Small Estates

  This is general information about small estate affidavits. A small estate affidavit may not be appropriate for your situation. If you have questions about using a small estate affidavit, get advice from an attorney.


Small Estate Affidavit

Utah law allows someone handling the estate of a person who died (the decedent) with a "small estate" to use a small estate affidavit to collect personal property (such as money in a bank account, jewelry, clothing, and furniture) instead of going through the probate process. Utah Code 75-3-1201.

There is a separate affidavit that can be used to claim title to up to four boats, motor vehicles, trailers, or semi-trailers registered under Utah law. This affidavit is presented to the Utah Division of Motor Vehicles to transfer title of those vehicles or boats.

A small estate affidavit is not filed with the court.

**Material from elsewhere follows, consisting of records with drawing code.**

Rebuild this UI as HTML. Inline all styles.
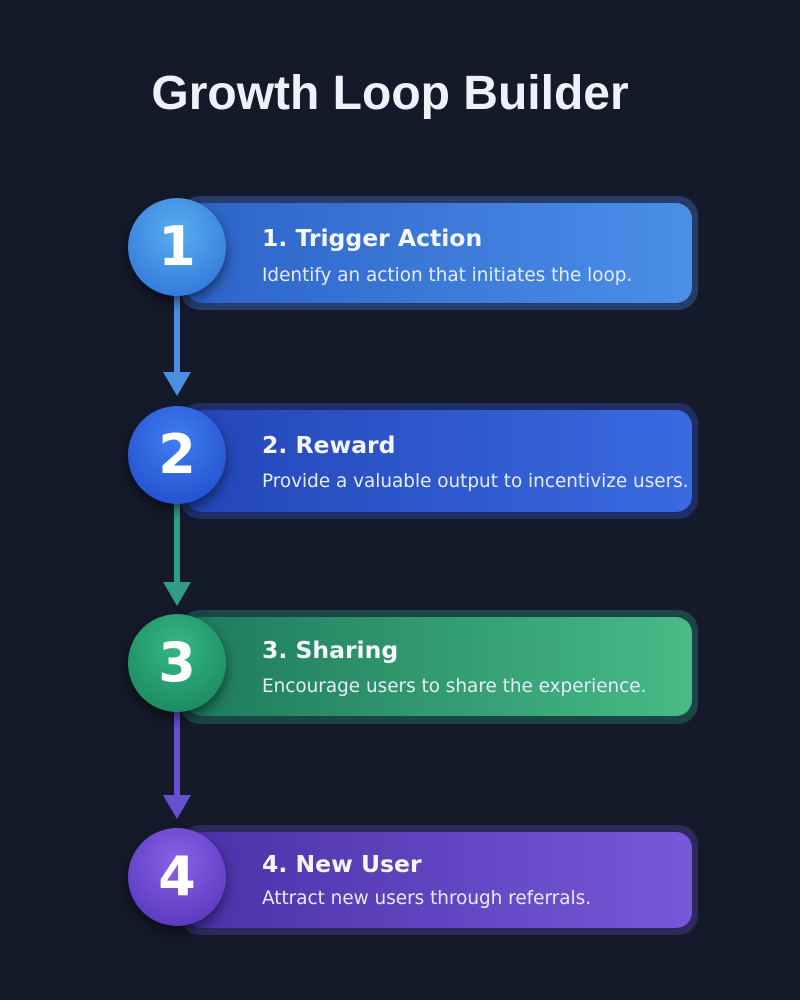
<!DOCTYPE html>
<html><head><style>
body{margin:0;width:800px;height:1000px;background:#141a2a;font-family:"Liberation Sans",sans-serif;position:relative;overflow:hidden}
.t{position:absolute;left:0;width:780px;top:66px;text-align:center;color:#eef1f7;font-size:48px;font-weight:bold}
.o{position:absolute;left:180px;width:518px;border-radius:20px}
.c{position:absolute;left:186px;width:506px;border-radius:16px}
.h{position:absolute;left:262px;color:#f4f6fb;font-size:23.5px;font-weight:bold;font-family:"DejaVu Sans",sans-serif}
.d{position:absolute;left:262px;color:#e6ecf7;font-size:18.4px;font-family:"DejaVu Sans",sans-serif}
.ci{position:absolute;left:128px;width:98px;height:98px;border-radius:50%;color:#fff;font-size:54px;font-weight:bold;text-align:center;line-height:98px;box-shadow:0 6px 12px rgba(0,0,0,.5);font-family:"DejaVu Sans",sans-serif}
</style></head><body>
<div class="t">Growth Loop Builder</div>
<svg width="800" height="1000" style="position:absolute;left:0;top:0">
<line x1="177" y1="290" x2="177" y2="385" stroke="#4a8fe0" stroke-width="6"/><polygon points="163,372 191,372 177,396" fill="#4a8fe0"/>
<line x1="177" y1="500" x2="177" y2="593" stroke="#2f9c86" stroke-width="6"/><polygon points="163,582 191,582 177,606" fill="#2f9c86"/>
<line x1="177" y1="710" x2="177" y2="806" stroke="#6650d0" stroke-width="6"/><polygon points="163,795 191,795 177,819" fill="#6650d0"/>
</svg>
<div class="o" style="top:196px;height:114px;background:#263c6a"></div>
<div class="c" style="top:203px;height:100px;background:linear-gradient(90deg,#2d63c8,#4b8fe8)"></div>
<div class="h" style="top:224px">1. Trigger Action</div><div class="d" style="top:265px">Identify an action that initiates the loop.</div>
<div class="ci" style="top:198px;background:radial-gradient(circle at 50% 35%,#5aaef0,#2a6fd6)">1</div>

<div class="o" style="top:403px;height:116px;background:#1f2f66"></div>
<div class="c" style="top:410px;height:102px;background:linear-gradient(90deg,#2346b8,#3a6ae0)"></div>
<div class="h" style="top:431px">2. Reward</div><div class="d" style="top:471px">Provide a valuable output to incentivize users.</div>
<div class="ci" style="top:406px;background:radial-gradient(circle at 50% 35%,#3f7ef0,#1f48c8)">2</div>

<div class="o" style="top:610px;height:114px;background:#1c4546"></div>
<div class="c" style="top:617px;height:99px;background:linear-gradient(90deg,#1e7a5c,#47bb86)"></div>
<div class="h" style="top:636px">3. Sharing</div><div class="d" style="top:676px">Encourage users to share the experience.</div>
<div class="ci" style="top:614px;background:radial-gradient(circle at 50% 35%,#36b886,#16805a)">3</div>

<div class="o" style="top:825px;height:110px;background:#2e2a5e"></div>
<div class="c" style="top:832px;height:96px;background:linear-gradient(90deg,#4a32a8,#7858d8)"></div>
<div class="h" style="top:850px">4. New User</div><div class="d" style="top:888px">Attract new users through referrals.</div>
<div class="ci" style="top:828px;background:radial-gradient(circle at 50% 35%,#8a62e8,#5030b8)">4</div>
</body></html>
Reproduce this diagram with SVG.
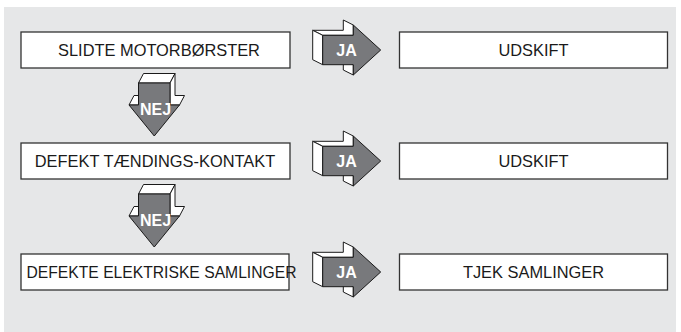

Instead, the decedent's successor fills out the form, signs it in front of a notary, and gives it to any third parties, such as the bank.



A small estate affidavit may be used if:

  • the entire value of the estate is under $100,000,
  • there is no real property,
  • at least 30 days have passed since the death, and
  • no application for appointment of personal representative has been filed.

A small estate affidavit cannot be used to transfer title to real property like land or a house.

If the estate does not meet the requirements listed above, it may be necessary to open a probate case instead. See the Informal Probate web page for information about that process.